** begin **

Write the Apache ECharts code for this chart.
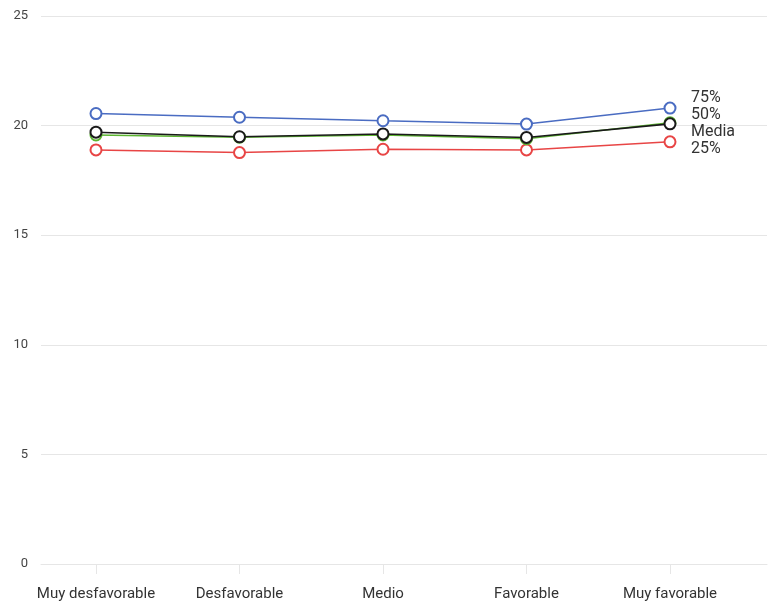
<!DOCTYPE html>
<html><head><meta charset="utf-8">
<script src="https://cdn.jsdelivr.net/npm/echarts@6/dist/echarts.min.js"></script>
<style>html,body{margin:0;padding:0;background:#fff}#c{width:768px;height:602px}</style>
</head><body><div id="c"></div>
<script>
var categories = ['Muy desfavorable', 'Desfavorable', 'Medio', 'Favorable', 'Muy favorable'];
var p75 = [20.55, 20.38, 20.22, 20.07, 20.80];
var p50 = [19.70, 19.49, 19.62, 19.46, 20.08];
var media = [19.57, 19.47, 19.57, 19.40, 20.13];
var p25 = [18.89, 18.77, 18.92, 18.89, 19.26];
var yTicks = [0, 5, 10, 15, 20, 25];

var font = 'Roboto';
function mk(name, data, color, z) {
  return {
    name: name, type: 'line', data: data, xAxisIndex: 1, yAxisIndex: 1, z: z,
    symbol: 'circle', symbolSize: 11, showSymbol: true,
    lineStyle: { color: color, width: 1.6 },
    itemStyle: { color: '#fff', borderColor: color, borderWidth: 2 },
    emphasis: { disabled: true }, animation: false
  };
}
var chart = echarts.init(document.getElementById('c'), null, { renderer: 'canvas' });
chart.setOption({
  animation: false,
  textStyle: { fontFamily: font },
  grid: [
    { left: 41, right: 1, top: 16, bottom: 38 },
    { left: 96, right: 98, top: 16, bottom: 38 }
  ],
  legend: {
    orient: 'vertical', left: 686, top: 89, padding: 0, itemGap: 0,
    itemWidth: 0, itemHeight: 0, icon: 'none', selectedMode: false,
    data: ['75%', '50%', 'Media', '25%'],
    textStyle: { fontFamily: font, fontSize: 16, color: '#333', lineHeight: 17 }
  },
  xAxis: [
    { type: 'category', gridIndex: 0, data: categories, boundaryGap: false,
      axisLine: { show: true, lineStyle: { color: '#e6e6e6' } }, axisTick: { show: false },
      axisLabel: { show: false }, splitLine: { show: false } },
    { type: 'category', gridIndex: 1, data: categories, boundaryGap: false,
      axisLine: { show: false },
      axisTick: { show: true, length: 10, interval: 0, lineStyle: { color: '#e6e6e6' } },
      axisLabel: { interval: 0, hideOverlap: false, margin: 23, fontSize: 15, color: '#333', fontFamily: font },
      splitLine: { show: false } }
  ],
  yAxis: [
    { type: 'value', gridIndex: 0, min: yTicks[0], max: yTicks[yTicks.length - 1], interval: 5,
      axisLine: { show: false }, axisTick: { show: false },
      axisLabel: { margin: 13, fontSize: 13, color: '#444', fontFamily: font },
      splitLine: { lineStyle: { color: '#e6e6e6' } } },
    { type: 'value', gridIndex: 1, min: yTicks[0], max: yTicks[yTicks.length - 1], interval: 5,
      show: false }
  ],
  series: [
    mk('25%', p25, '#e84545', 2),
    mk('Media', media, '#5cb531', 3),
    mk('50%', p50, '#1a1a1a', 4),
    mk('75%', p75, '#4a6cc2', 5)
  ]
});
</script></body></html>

** end **
** begin **

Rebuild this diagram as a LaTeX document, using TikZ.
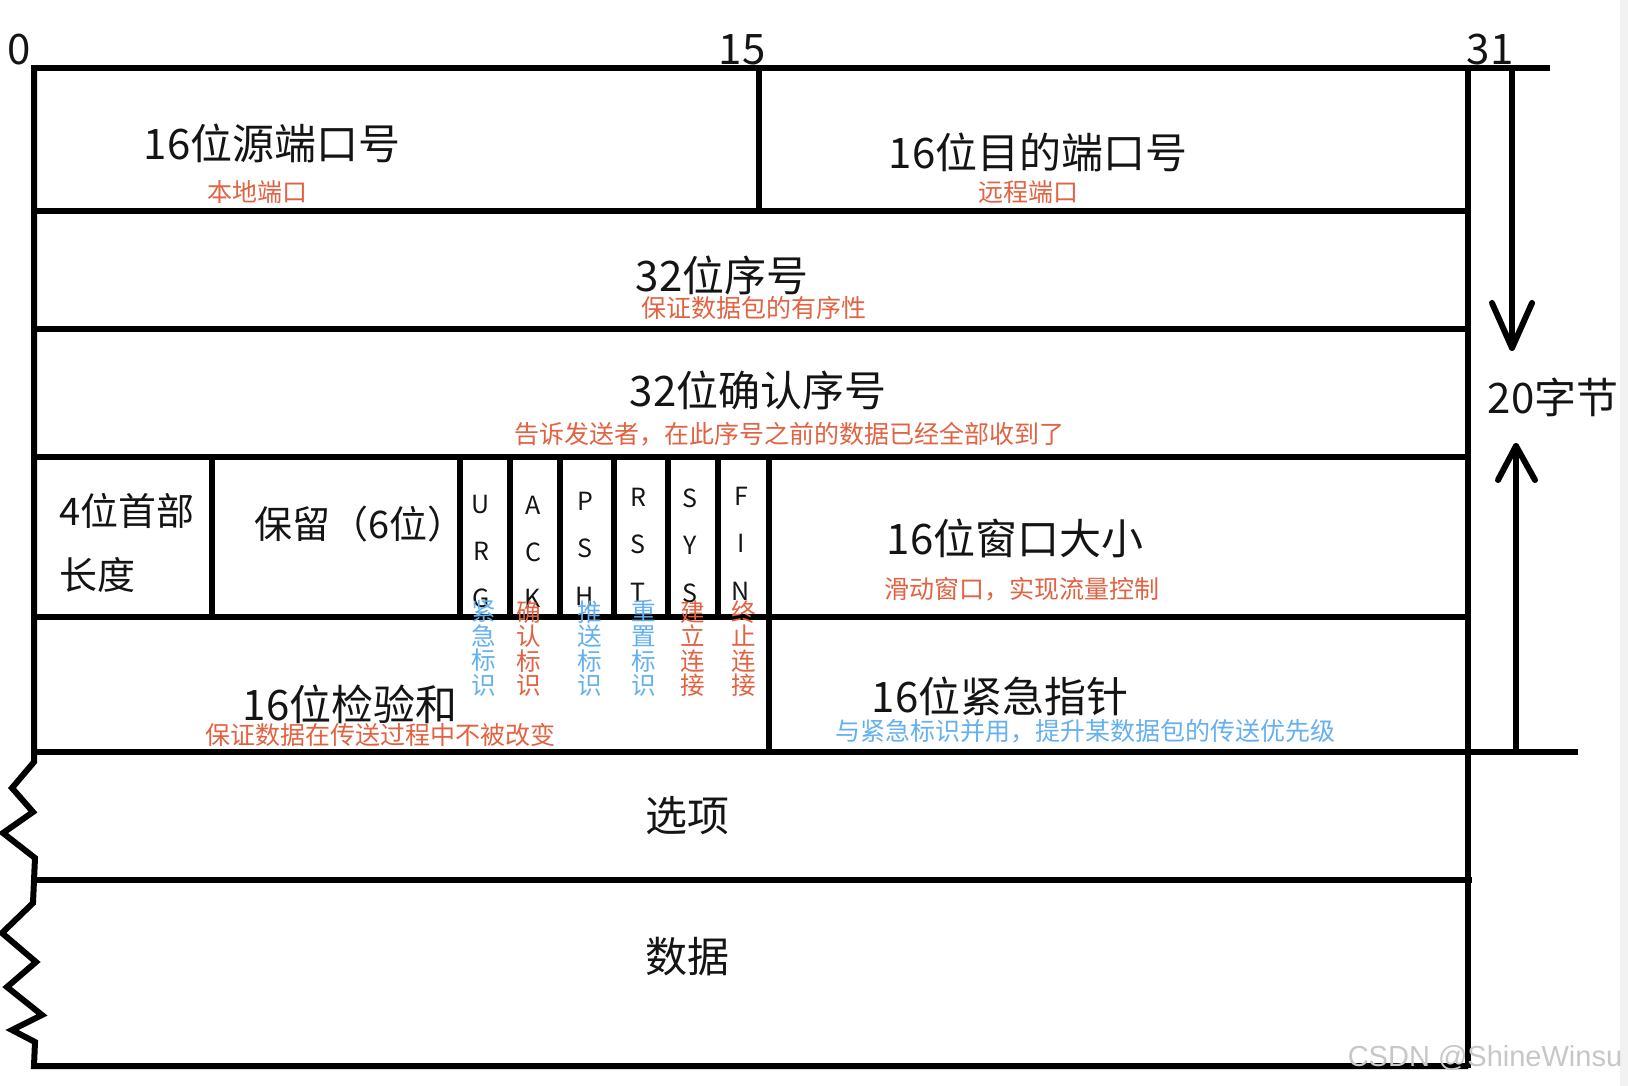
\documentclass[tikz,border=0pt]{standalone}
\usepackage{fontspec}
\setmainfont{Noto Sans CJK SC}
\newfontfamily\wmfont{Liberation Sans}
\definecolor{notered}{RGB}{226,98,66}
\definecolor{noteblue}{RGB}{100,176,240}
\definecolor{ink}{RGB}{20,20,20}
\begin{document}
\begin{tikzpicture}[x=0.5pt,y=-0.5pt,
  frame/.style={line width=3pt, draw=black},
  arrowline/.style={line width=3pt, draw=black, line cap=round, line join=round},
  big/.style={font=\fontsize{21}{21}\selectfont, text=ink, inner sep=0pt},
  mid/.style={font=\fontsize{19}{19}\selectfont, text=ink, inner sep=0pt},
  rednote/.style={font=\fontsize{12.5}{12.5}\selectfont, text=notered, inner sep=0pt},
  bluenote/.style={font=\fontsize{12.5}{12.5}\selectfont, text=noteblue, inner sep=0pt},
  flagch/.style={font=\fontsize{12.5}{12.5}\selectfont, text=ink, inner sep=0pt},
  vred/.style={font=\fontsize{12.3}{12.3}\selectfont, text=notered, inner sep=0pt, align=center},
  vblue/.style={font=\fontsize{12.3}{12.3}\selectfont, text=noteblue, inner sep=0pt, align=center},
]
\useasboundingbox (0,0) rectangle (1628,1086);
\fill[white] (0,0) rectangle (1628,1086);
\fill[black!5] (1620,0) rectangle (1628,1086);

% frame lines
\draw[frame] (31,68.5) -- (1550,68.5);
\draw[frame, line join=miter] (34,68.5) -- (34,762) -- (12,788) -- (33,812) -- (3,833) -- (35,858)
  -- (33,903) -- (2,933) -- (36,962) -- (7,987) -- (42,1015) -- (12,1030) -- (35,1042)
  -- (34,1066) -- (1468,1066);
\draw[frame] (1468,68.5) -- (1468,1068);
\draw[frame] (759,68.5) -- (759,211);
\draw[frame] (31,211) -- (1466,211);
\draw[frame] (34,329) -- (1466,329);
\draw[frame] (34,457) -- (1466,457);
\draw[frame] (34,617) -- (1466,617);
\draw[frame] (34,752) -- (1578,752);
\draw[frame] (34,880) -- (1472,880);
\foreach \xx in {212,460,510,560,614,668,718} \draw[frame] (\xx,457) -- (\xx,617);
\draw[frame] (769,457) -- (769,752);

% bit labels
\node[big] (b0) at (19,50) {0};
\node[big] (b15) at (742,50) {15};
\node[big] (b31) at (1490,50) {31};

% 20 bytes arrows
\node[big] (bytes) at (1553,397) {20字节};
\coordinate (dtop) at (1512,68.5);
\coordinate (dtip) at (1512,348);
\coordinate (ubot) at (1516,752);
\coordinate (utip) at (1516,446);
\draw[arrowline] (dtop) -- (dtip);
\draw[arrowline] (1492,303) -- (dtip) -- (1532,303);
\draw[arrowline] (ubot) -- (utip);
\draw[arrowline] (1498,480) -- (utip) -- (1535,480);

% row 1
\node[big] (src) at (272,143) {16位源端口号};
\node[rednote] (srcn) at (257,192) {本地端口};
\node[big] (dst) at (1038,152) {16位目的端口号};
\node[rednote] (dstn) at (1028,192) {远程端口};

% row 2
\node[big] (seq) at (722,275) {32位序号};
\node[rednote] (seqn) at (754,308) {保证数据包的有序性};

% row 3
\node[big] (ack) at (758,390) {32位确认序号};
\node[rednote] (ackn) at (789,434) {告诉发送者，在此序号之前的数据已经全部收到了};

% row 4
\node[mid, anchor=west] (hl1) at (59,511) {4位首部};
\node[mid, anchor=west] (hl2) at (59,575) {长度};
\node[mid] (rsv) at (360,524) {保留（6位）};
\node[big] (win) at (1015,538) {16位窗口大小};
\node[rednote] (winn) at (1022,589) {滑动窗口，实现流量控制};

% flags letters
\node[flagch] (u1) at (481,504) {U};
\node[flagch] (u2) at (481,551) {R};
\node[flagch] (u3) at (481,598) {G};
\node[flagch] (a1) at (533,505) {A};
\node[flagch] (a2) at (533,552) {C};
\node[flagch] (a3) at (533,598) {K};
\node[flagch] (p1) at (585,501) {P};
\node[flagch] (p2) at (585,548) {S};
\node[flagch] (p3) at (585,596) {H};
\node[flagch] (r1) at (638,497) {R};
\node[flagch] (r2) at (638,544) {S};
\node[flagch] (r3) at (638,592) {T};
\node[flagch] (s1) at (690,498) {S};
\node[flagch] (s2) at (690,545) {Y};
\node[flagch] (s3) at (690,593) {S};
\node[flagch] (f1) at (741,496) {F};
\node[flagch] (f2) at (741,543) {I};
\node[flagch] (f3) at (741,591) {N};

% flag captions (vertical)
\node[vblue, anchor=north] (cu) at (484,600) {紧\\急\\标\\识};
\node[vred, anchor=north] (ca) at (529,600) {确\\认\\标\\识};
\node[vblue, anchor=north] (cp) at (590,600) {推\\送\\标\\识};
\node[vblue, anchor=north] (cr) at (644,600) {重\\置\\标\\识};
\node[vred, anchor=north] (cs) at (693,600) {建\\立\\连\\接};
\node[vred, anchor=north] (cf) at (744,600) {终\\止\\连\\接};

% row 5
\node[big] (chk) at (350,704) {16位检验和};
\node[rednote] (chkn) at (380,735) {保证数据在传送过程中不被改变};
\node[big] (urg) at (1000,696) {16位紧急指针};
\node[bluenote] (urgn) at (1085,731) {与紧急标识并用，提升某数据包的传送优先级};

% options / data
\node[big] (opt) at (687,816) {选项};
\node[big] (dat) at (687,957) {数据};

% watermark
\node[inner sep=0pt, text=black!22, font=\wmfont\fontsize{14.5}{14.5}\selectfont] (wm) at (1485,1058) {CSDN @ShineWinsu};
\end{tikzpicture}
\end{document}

** end **

Look above and copy only the lines from the one holding "Rebuild this diagram" to the one holding "(1620,0) rectangle (1628,1086);", both included, exactly, minus the pictures.

[Answer below]
Rebuild this diagram as a LaTeX document, using TikZ.
\documentclass[tikz,border=0pt]{standalone}
\usepackage{fontspec}
\setmainfont{Noto Sans CJK SC}
\newfontfamily\wmfont{Liberation Sans}
\definecolor{notered}{RGB}{226,98,66}
\definecolor{noteblue}{RGB}{100,176,240}
\definecolor{ink}{RGB}{20,20,20}
\begin{document}
\begin{tikzpicture}[x=0.5pt,y=-0.5pt,
  frame/.style={line width=3pt, draw=black},
  arrowline/.style={line width=3pt, draw=black, line cap=round, line join=round},
  big/.style={font=\fontsize{21}{21}\selectfont, text=ink, inner sep=0pt},
  mid/.style={font=\fontsize{19}{19}\selectfont, text=ink, inner sep=0pt},
  rednote/.style={font=\fontsize{12.5}{12.5}\selectfont, text=notered, inner sep=0pt},
  bluenote/.style={font=\fontsize{12.5}{12.5}\selectfont, text=noteblue, inner sep=0pt},
  flagch/.style={font=\fontsize{12.5}{12.5}\selectfont, text=ink, inner sep=0pt},
  vred/.style={font=\fontsize{12.3}{12.3}\selectfont, text=notered, inner sep=0pt, align=center},
  vblue/.style={font=\fontsize{12.3}{12.3}\selectfont, text=noteblue, inner sep=0pt, align=center},
]
\useasboundingbox (0,0) rectangle (1628,1086);
\fill[white] (0,0) rectangle (1628,1086);
\fill[black!5] (1620,0) rectangle (1628,1086);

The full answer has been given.